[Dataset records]
■ ■ ■ ■ ■

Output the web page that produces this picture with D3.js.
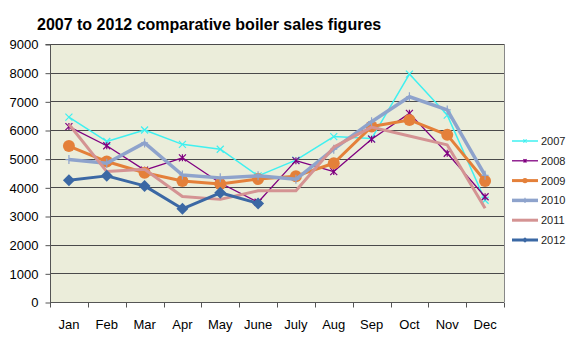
<!DOCTYPE html>
<html>
<head>
<meta charset="utf-8">
<script src="https://cdn.jsdelivr.net/npm/d3@7"></script>
<style>
  body { margin: 0; background: #fff; }
  svg { font-family: Arial, "Liberation Sans", sans-serif; }
</style>
</head>
<body>
<div id="chart"></div>
<script>
// ---- Data ----
const months = ["Jan", "Feb", "Mar", "Apr", "May", "June", "July", "Aug", "Sep", "Oct", "Nov", "Dec"];
const yTicks = [0, 1000, 2000, 3000, 4000, 5000, 6000, 7000, 8000, 9000];

const sales2007 = [6450, 5600, 6000, 5500, 5330, 4400, 4950, 5770, 5700, 7950, 6520, 3550];
const sales2008 = [6120, 5450, 4600, 5030, 4150, 3480, 4930, 4550, 5680, 6580, 5190, 3670];
const sales2009 = [5440, 4900, 4510, 4220, 4120, 4290, 4390, 4840, 6120, 6350, 5830, 4220];
const sales2010 = [4970, 4840, 5550, 4430, 4330, 4400, 4280, 5330, 6290, 7160, 6700, 4420];
const sales2011 = [6200, 4550, 4630, 3680, 3580, 3880, 3880, 5400, 6100, 5790, 5480, 3270];
const sales2012 = [4250, 4400, 4050, 3250, 3810, 3440];

const series = [
  { name: "2007", values: sales2007, color: "#3ff0f0", width: 1.5, marker: "x" },
  { name: "2008", values: sales2008, color: "#800080", width: 1.3, marker: "star" },
  { name: "2009", values: sales2009, color: "#e4803a", width: 3, marker: "circle" },
  { name: "2010", values: sales2010, color: "#8ea3cc", width: 3.5, marker: "plus" },
  { name: "2011", values: sales2011, color: "#d49393", width: 3, marker: "none" },
  { name: "2012", values: sales2012, color: "#3b68a4", width: 3, marker: "diamond" }
];

// ---- Layout ----
const W = 578, H = 351;
const plot = { left: 50, top: 44, right: 504, bottom: 302 };

const svg = d3.select("#chart").append("svg")
  .attr("width", W).attr("height", H);

svg.append("text")
  .attr("x", 37).attr("y", 30)
  .attr("font-size", 16).attr("font-weight", "bold")
  .attr("fill", "#000")
  .text("2007 to 2012 comparative boiler sales figures");

const x = d3.scaleBand().domain(months).range([plot.left, plot.right]);
const y = d3.scaleLinear().domain([0, 9000]).range([plot.bottom, plot.top]);

// plot background
svg.append("rect")
  .attr("x", plot.left).attr("y", plot.top)
  .attr("width", plot.right - plot.left).attr("height", plot.bottom - plot.top)
  .attr("fill", "#ebedda");

// gridlines
svg.append("g").selectAll("line")
  .data(yTicks.filter(t => t > 0))
  .join("line")
  .attr("x1", plot.left).attr("x2", plot.right)
  .attr("y1", d => Math.round(y(d)) + 0.5).attr("y2", d => Math.round(y(d)) + 0.5)
  .attr("stroke", "#4a4a4a").attr("stroke-width", 1);

// right border
svg.append("line")
  .attr("x1", plot.right + 0.5).attr("x2", plot.right + 0.5)
  .attr("y1", plot.top).attr("y2", plot.bottom)
  .attr("stroke", "#888");

// ---- Axes ----
const yAxis = svg.append("g")
  .attr("transform", `translate(${plot.left + 0.5},0.5)`)
  .call(d3.axisLeft(y).tickValues(yTicks).tickSize(5).tickPadding(7).tickFormat(d3.format("d")));
yAxis.select(".domain").attr("stroke", "#555").attr("d", `M-5,${y(9000)}H0V${y(0)}`);
yAxis.selectAll(".tick line").attr("stroke", "#555");
yAxis.selectAll("text").attr("font-size", 13).attr("fill", "#000");

const xAxis = svg.append("g")
  .attr("transform", `translate(0,${plot.bottom + 0.5})`);
xAxis.append("line")
  .attr("x1", plot.left).attr("x2", plot.right)
  .attr("stroke", "#555");
xAxis.selectAll(".xtick")
  .data(months.concat(["end"]))
  .join("line")
  .attr("x1", (d, i) => Math.round(plot.left + i * x.step()) + 0.5)
  .attr("x2", (d, i) => Math.round(plot.left + i * x.step()) + 0.5)
  .attr("y1", 0).attr("y2", 5)
  .attr("stroke", "#555");
xAxis.selectAll(".xlab")
  .data(months)
  .join("text")
  .attr("x", d => x(d) + x.bandwidth() / 2)
  .attr("y", 26)
  .attr("text-anchor", "middle")
  .attr("font-size", 13)
  .text(d => d);

// ---- Lines and markers ----
const cx = (d, i) => x(months[i]) + x.bandwidth() / 2;
const line = d3.line().x(cx).y(d => y(d));

function drawMarker(g, type, color, px, py, scale = 1) {
  const s = 3.5 * scale;
  if (type === "x" || type === "star") {
    g.append("path")
      .attr("d", `M${px - s},${py - s}L${px + s},${py + s}M${px - s},${py + s}L${px + s},${py - s}` +
        (type === "star" ? `M${px},${py - s}L${px},${py + s}` : ""))
      .attr("stroke", color).attr("stroke-width", 1.2).attr("fill", "none");
  } else if (type === "plus") {
    g.append("path")
      .attr("d", `M${px - s},${py}L${px + s},${py}M${px},${py - s - 1}L${px},${py + s + 1}`)
      .attr("stroke", color).attr("stroke-width", 1.2).attr("fill", "none");
  } else if (type === "circle") {
    g.append("circle").attr("cx", px).attr("cy", py).attr("r", 6 * scale).attr("fill", color);
  } else if (type === "diamond") {
    const r = 6 * scale;
    g.append("path")
      .attr("d", `M${px},${py - r}L${px + r},${py}L${px},${py + r}L${px - r},${py}Z`)
      .attr("fill", color);
  }
}

series.forEach(s => {
  const g = svg.append("g");
  g.append("path")
    .datum(s.values)
    .attr("d", line)
    .attr("fill", "none")
    .attr("stroke", s.color)
    .attr("stroke-width", s.width)
    .attr("stroke-linejoin", "round");
  s.values.forEach((v, i) => drawMarker(g, s.marker, s.color, cx(v, i), y(v)));
});

// ---- Legend ----
const legend = svg.append("g");
series.forEach((s, i) => {
  const ly = 141 + i * 19.8;
  const g = legend.append("g");
  g.append("line")
    .attr("x1", 512).attr("x2", 538).attr("y1", ly).attr("y2", ly)
    .attr("stroke", s.color).attr("stroke-width", s.width);
  drawMarker(g, s.marker, s.color, 525, ly, 0.45);
  g.append("text")
    .attr("x", 541).attr("y", ly + 4)
    .attr("font-size", 11).attr("fill", "#222")
    .text(s.name);
});
</script>
</body>
</html>
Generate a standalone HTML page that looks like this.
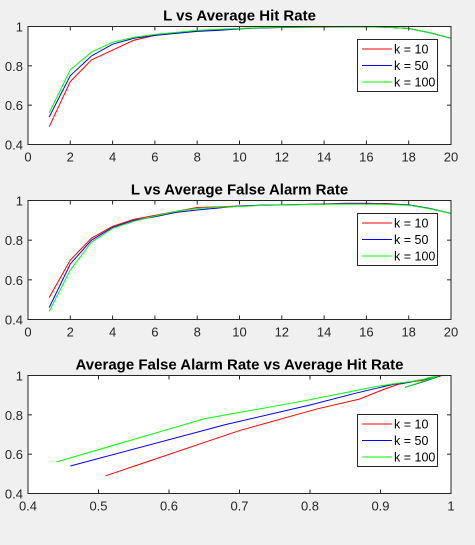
<!DOCTYPE html>
<html><head><meta charset="utf-8">
<style>
html,body{margin:0;padding:0;background:#f0f0f0;}
svg{display:block;font-family:"Liberation Sans",Arial,sans-serif;}
</style></head>
<body>
<svg id="fig" width="475" height="545" xmlns="http://www.w3.org/2000/svg"></svg>
<script>
const Ls = [1,2,3,4,5,6,7,8,9,10,11,12,13,14,15,16,17,18,19,20];
const hitK10 = [0.49,0.72,0.83,0.88,0.93,0.955,0.968,0.978,0.984,0.99,0.993,0.995,0.996,0.997,0.998,0.998,0.996,0.99,0.968,0.94];
const hitK50 = [0.54,0.75,0.85,0.91,0.94,0.955,0.965,0.975,0.98,0.988,0.993,0.995,0.997,0.998,0.998,0.998,0.996,0.99,0.968,0.94];
const hitK100 = [0.56,0.78,0.87,0.92,0.945,0.96,0.97,0.98,0.986,0.99,0.994,0.996,0.997,0.998,0.998,0.998,0.996,0.99,0.968,0.94];
const faK10 = [0.51,0.70,0.81,0.87,0.905,0.925,0.945,0.965,0.968,0.972,0.976,0.978,0.98,0.983,0.986,0.986,0.984,0.978,0.96,0.935];
const faK50 = [0.46,0.68,0.80,0.865,0.90,0.918,0.94,0.952,0.962,0.972,0.976,0.978,0.98,0.982,0.984,0.984,0.982,0.978,0.96,0.935];
const faK100 = [0.44,0.65,0.79,0.86,0.895,0.922,0.945,0.96,0.966,0.97,0.975,0.977,0.979,0.981,0.982,0.982,0.98,0.976,0.958,0.935];
const xTicksL = [0,2,4,6,8,10,12,14,16,18,20];
const xTicksFA = [0.4,0.5,0.6,0.7,0.8,0.9,1];
const yTicks = [0.4,0.6,0.8,1];
const yTickLabels = ["0.4","0.6","0.8","1"];
const legendLabels = ["k = 10","k = 50","k = 100"];

const NS="http://www.w3.org/2000/svg";
const svg=document.getElementById('fig');
function mk(tag,attrs,parent){const e=document.createElementNS(NS,tag);for(const k in attrs)e.setAttribute(k,attrs[k]);(parent||svg).appendChild(e);return e;}

function panel(cfg){
  const g=mk('g',{});
  
  
  const L=28,R=451,T=cfg.top,B=cfg.bottom;
  const sx=v=>L+(v-cfg.xmin)/(cfg.xmax-cfg.xmin)*(R-L);
  const sy=v=>B-(v-0.4)/(0.6)*(B-T);
  const bg=mk('rect',{x:L,y:T,width:R-L,height:B-T,fill:'#fff'},g);
  
  
  const t=mk('text',{x:(L+R)/2,y:T-6,'text-anchor':'middle','font-size':'15','font-weight':'bold',fill:'#000'},g);
  t.textContent=cfg.title;
  
  
  const cols=['#ff0000','#0000ff','#00ff00'];
  cfg.series.forEach((s,i)=>{
    const pts=s.x.map((xv,j)=>sx(xv).toFixed(2)+','+sy(s.y[j]).toFixed(2)).join(' ');
    const pl=mk('polyline',{points:pts,fill:'none',stroke:cols[i],'stroke-width':'1'},g);
    
    
  });
  const ax=mk('rect',{x:L,y:T,width:R-L,height:B-T,fill:'none',stroke:'#262626','stroke-width':'1'},g);
  
  
  cfg.xticks.forEach(v=>{
    const x=sx(v);
    mk('line',{x1:x,y1:B,x2:x,y2:B-4,stroke:'#262626'},g);
    mk('line',{x1:x,y1:T,x2:x,y2:T+4,stroke:'#262626'},g);
    const tx=mk('text',{x:x,y:B+17,'text-anchor':'middle','font-size':'13',fill:'#262626'},g);
    tx.textContent=String(v);
    
    
  });
  yTicks.forEach((v,i)=>{
    const y=sy(v);
    mk('line',{x1:L,y1:y,x2:L+4,y2:y,stroke:'#262626'},g);
    mk('line',{x1:R,y1:y,x2:R-4,y2:y,stroke:'#262626'},g);
    const ty=mk('text',{x:L-5,y:y+5,'text-anchor':'end','font-size':'13',fill:'#262626'},g);
    ty.textContent=yTickLabels[i];
    
    
  });
  const lg=mk('g',{},g);
  
  
  mk('rect',{x:357.5,y:cfg.legTop+0.5,width:80,height:52,fill:'#fff',stroke:'#262626','stroke-width':'1'},lg);
  legendLabels.forEach((lab,i)=>{
    const y=cfg.legTop+10+i*16.5;
    mk('line',{x1:362,y1:y,x2:392,y2:y,stroke:cols[i],'stroke-width':'1'},lg);
    const lt=mk('text',{x:394,y:y+4.5,'font-size':'12.5',fill:'#000'},lg);
    lt.textContent=lab;
    
    
  });
}

panel({name:'hit-rate-chart',title:'L vs Average Hit Rate',top:26.5,bottom:144.5,xmin:0,xmax:20,xticks:xTicksL,legTop:39,
  series:[{x:Ls,y:hitK10},{x:Ls,y:hitK50},{x:Ls,y:hitK100}]});
panel({name:'false-alarm-chart',title:'L vs Average False Alarm Rate',top:200.5,bottom:319.5,xmin:0,xmax:20,xticks:xTicksL,legTop:213,
  series:[{x:Ls,y:faK10},{x:Ls,y:faK50},{x:Ls,y:faK100}]});
panel({name:'fa-vs-hit-chart',title:'Average False Alarm Rate vs Average Hit Rate',top:375.5,bottom:493.5,xmin:0.4,xmax:1,xticks:xTicksFA,legTop:414,
  series:[{x:faK10,y:hitK10},{x:faK50,y:hitK50},{x:faK100,y:hitK100}]});
</script>
</body></html>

■ ■ ■ ■ ■

■ **REQUIREMENTS**: Where a line of the entries contains the word "page", copy that line.

■ **PROBLEM SOLUTION**:
Output the web page that produces this picture with D3.js.
Generate a standalone HTML page that looks like this.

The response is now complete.